Spark can be configured via configuration files located on its head nodes, or through the Ambari UI. Making configuration changes through Ambari allows you to change settings for Spark and other services in one place, at the cluster level or individual application level. Application-level settings can be done in a Jupyter notebook. In this case, we are going to make optimal Spark configuration changes at the cluster level.

The three key parameters that can be used for Spark configuration, depending on application requirements are `spark.executor.instances`, `spark.executor.cores`, and `spark.executor.memory`. An Executor is a process launched for a Spark application. It runs on the worker node and is responsible to carry out the tasks for the application. The default number of executors and the executor sizes for each cluster is calculated based on the number of worker nodes and the worker node size. This information is stored in spark-defaults.conf on the cluster head nodes.

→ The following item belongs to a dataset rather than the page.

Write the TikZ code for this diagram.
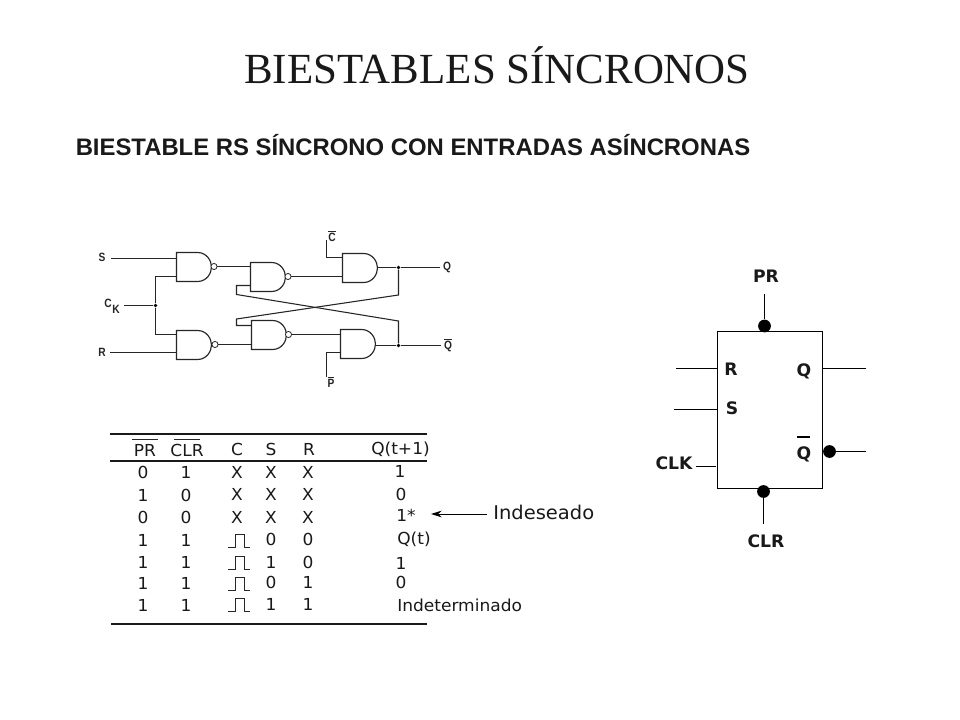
\documentclass[tikz,border=0pt]{standalone}
\usepackage{fontspec}
\setmainfont{Liberation Serif}
\newfontfamily\tah[FakeStretch=1.03]{DejaVu Sans}
\newfontfamily\arialb{Liberation Sans}
\newfontfamily\vb{DejaVu Sans}
\newfontfamily\cond[FakeStretch=0.85]{Liberation Sans}
\usetikzlibrary{arrows.meta}
\tikzset{
  wire/.style={line width=0.8pt,color=black!85},
  thin wire/.style={line width=0.75pt,color=black},
  gatebody/.style={line width=0.85pt,color=black!85},
  bub/.style={circle,draw=black!85,fill=white,line width=0.6pt,inner sep=0pt,minimum size=4.6pt},
  jdot/.style={circle,fill=black,inner sep=0pt,minimum size=2.8pt},
  bdot/.style={circle,fill=black,inner sep=0pt,minimum size=9.6pt},
  cell/.style={inner sep=0pt,font=\tah\fontsize{12.4}{14}\selectfont,color=black!90},
  schem/.style={inner sep=0pt,font=\cond\bfseries\fontsize{9}{10}\selectfont,color=black!85},
  blk/.style={inner sep=0pt,font=\vb\bfseries\fontsize{12.9}{14}\selectfont,color=black!90},
  andgate/.pic={
    \draw[gatebody] (0,0) -- (21,0) .. controls (30,0) and (35,8) .. (35,14.5)
      .. controls (35,21) and (30,29) .. (21,29) -- (0,29) -- cycle;
  },
  pulse/.pic={
    \draw[line width=0.7pt,black!85] (0,0) -- (7,0) -- (7,-13) -- (16,-13) -- (16,0) -- (22,0);
  }
}
\begin{document}
\begin{tikzpicture}[x=0.75pt,y=-0.75pt]
\useasboundingbox (0,0) rectangle (960,720);
\fill[white] (0,0) rectangle (960,720);
% titles
\node[inner sep=0pt,font=\fontsize{32.2}{38}\selectfont,color=black!90] (title) at (497,65) {BIESTABLES SÍNCRONOS};
\node[inner sep=0pt,font=\arialb\bfseries\fontsize{17.9}{20}\selectfont,color=black!90] (sub) at (413,145.5) {BIESTABLE RS SÍNCRONO CON ENTRADAS ASÍNCRONAS};
% gates
\pic at (176.5,252.5) {andgate};
\pic at (176.5,330.5) {andgate};
\pic at (250.5,262.5) {andgate};
\pic at (251.5,320.5) {andgate};
\pic at (342.5,253.5) {andgate};
\pic at (340.5,329.5) {andgate};
\node[bub] (b1) at (214,266.5) {};
\node[bub] (b3) at (215,344.5) {};
\node[bub] (b2) at (288,276.5) {};
\node[bub] (b4) at (288.5,334.5) {};
\node[jdot] (jc) at (155.5,305.5) {};
\node[jdot] (jq) at (398.5,267.5) {};
\node[jdot] (jn) at (398.5,345.5) {};
% labels
\node[schem] (ls) at (102,257) {S};
\node[schem] (lr) at (102,352) {R};
\node[schem] (lc) at (108,303) {C};
\node[schem] (lk) at (116,309.5) {K};
\node[schem] (lq) at (447,267) {Q};
\node[schem] (lnq) at (448,345) {$\overline{\mbox{Q}}$};
\node[schem] (lcb) at (332,236) {$\overline{\mbox{C}}$};
\node[schem] (lpb) at (331,382) {$\overline{\mbox{P}}$};
% wire ends
\coordinate (sw) at (111,258.5); \coordinate (g1a) at (176.5,258.5);
\coordinate (rw) at (110,352.5); \coordinate (g3b) at (176.5,352.5);
\coordinate (cw) at (124,305.5);
\coordinate (g1b) at (176.5,276.5); \coordinate (g3a) at (176.5,334.5);
\coordinate (g2a) at (250.5,266.5); \coordinate (g2b) at (250.5,285.5);
\coordinate (g4a) at (251.5,325.5); \coordinate (g4b) at (251.5,344.5);
\coordinate (g5a) at (342.5,257.5); \coordinate (g5b) at (342.5,276.5);
\coordinate (g6a) at (340.5,334.5); \coordinate (g6b) at (340.5,352.5);
\coordinate (o5) at (377.5,267.5); \coordinate (o6) at (375.5,345.5);
\coordinate (qe) at (440,267.5); \coordinate (ne) at (441,345.5);
\coordinate (ct) at (326.5,240); \coordinate (pb) at (326.5,377);
% wires
\draw[wire] (sw) -- (g1a);
\draw[wire] (rw) -- (g3b);
\draw[wire] (cw) -- (jc);
\draw[wire] (g1b) -| (jc) |- (g3a);
\draw[wire] (b1) -- (g2a);
\draw[wire] (b3) -- (g4b);
\draw[wire] (b2) -- (g5b);
\draw[wire] (b4) -- (g6a);
\draw[wire] (ct) |- (g5a);
\draw[wire] (pb) |- (g6b);
\draw[wire] (o5) -- (jq) -- (qe);
\draw[wire] (o6) -- (jn) -- (ne);
\draw[wire] (g2b) -- (236.5,285.5) -- (236.5,294.5) -- (398.5,321) -- (jn);
\draw[wire] (g4a) -- (236.5,325.5) -- (236.5,319) -- (398.5,295) -- (jq);
% table
\draw[line width=1.5pt,black!90] (110,434) -- (427,434);
\draw[line width=0.8pt,black!90] (110,461) -- (427,461);
\draw[line width=1.5pt,black!90] (111,624) -- (427,624);
\draw[line width=0.9pt,black!85] (132,439.5) -- (158,439.5);
\draw[line width=0.9pt,black!85] (174,439.5) -- (200,439.5);
\node[cell] (hp) at (145,450) {PR};
\node[cell] (hc) at (187,450) {CLR};
\node[cell] (hC) at (237,449.5) {C};
\node[cell] (hS) at (271,449.5) {S};
\node[cell] (hR) at (309,449.5) {R};
\node[cell] (hQ) at (400.5,449.5) {Q(t+1)};
% col PR, CLR
\node[cell] (a1) at (143,472.5) {0}; \node[cell] (c1) at (186,472.5) {1};
\node[cell] (a2) at (143,495.5) {1}; \node[cell] (c2) at (186,495.5) {0};
\node[cell] (a3) at (143,517.5) {0}; \node[cell] (c3) at (186,517.5) {0};
\node[cell] (a4) at (143,540.5) {1}; \node[cell] (c4) at (186,540.5) {1};
\node[cell] (a5) at (143,562.5) {1}; \node[cell] (c5) at (186,562.5) {1};
\node[cell] (a6) at (143,583) {1}; \node[cell] (c6) at (186,583) {1};
\node[cell] (a7) at (143,605) {1}; \node[cell] (c7) at (186,605) {1};
% C S R
\node[cell] (d1) at (237,472) {X}; \node[cell] (e1) at (271,472) {X}; \node[cell] (f1) at (308,472) {X};
\node[cell] (d2) at (237,494) {X}; \node[cell] (e2) at (271,494) {X}; \node[cell] (f2) at (308,494) {X};
\node[cell] (d3) at (237,517) {X}; \node[cell] (e3) at (271,517) {X}; \node[cell] (f3) at (308,517) {X};
\pic at (228,547.5) {pulse};
\pic at (228,569.5) {pulse};
\pic at (228,590.5) {pulse};
\pic at (228,611.5) {pulse};
\node[cell] (e4) at (271,539.5) {0}; \node[cell] (f4) at (308,539.5) {0};
\node[cell] (e5) at (271,562) {1}; \node[cell] (f5) at (308,562) {0};
\node[cell] (e6) at (271,582) {0}; \node[cell] (f6) at (308,582) {1};
\node[cell] (e7) at (271,604) {1}; \node[cell] (f7) at (308,604) {1};
% Q(t+1)
\node[cell] (q1) at (400,471) {1};
\node[cell] (q2) at (401,494) {0};
\node[cell] (q3) at (406,515) {1*};
\node[cell] (q4) at (414,539) {Q(t)};
\node[cell] (q5) at (401,563) {1};
\node[cell] (q6) at (401,582) {0};
\node[cell,anchor=west] (q7) at (397,605) {Indeterminado};
% Indeseado
\node[inner sep=0pt,anchor=west,font=\tah\fontsize{14.2}{16}\selectfont,color=black!90] (ind) at (493,512) {Indeseado};
\coordinate (ia) at (487,514); \coordinate (ib) at (431,514);
\draw[-{Stealth[length=8pt,width=5pt]},line width=0.75pt] (ia) -- (ib);
% block
\node[draw=black,line width=0.75pt,inner sep=0pt,minimum width=78.75pt,minimum height=117.75pt] (ff) at (770,409.5) {};
\node[bdot] (dpr) at (764.5,326) {};
\node[bdot] (dclr) at (763.5,491.5) {};
\node[bdot] (dq) at (829.5,451.5) {};
\node[blk] (tpr) at (766,276.5) {PR};
\node[blk] (tclr) at (766,541) {CLR};
\node[blk] (tr) at (731,369) {R};
\node[blk] (ts) at (732,408) {S};
\node[blk] (tq) at (804,371) {Q};
\node[blk] (tnq) at (804,454) {Q};
\node[blk] (tclk) at (674,463.5) {CLK};
\draw[line width=1.5pt] (797,437) -- (810,437);
\coordinate (pt) at (764.5,294); \coordinate (ce) at (763.5,524);
\coordinate (re) at (676,368); \coordinate (ri) at (717.5,368);
\coordinate (se) at (674,409.5); \coordinate (si) at (717.5,409.5);
\coordinate (qi) at (822.5,368); \coordinate (qo) at (866,368);
\coordinate (ko) at (866,451.5);
\coordinate (ka) at (696,466); \coordinate (kb) at (716,466);
\draw[thin wire] (pt) -- (dpr);
\draw[thin wire] (dclr) -- (ce);
\draw[thin wire] (re) -- (ri);
\draw[thin wire] (se) -- (si);
\draw[thin wire] (qi) -- (qo);
\draw[thin wire] (dq) -- (ko);
\draw[thin wire] (ka) -- (kb);
\end{tikzpicture}
\end{document}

Use Ambari to change Spark settings to the following values:

* **spark.executor.instances**: 5
* **spark.executor.cores**: 3
* **spark.executor.memory**: 4608m

## Conclusion

In the lab, you have learned how to configure and use Azure Log Analytics in OMS with your HDInsight Spark cluster and monitor the charts, execute a log search and add an alert, track applications in YARN UI and Spark UI, use the Spark History Server, and use Ambari to configure Spark settings.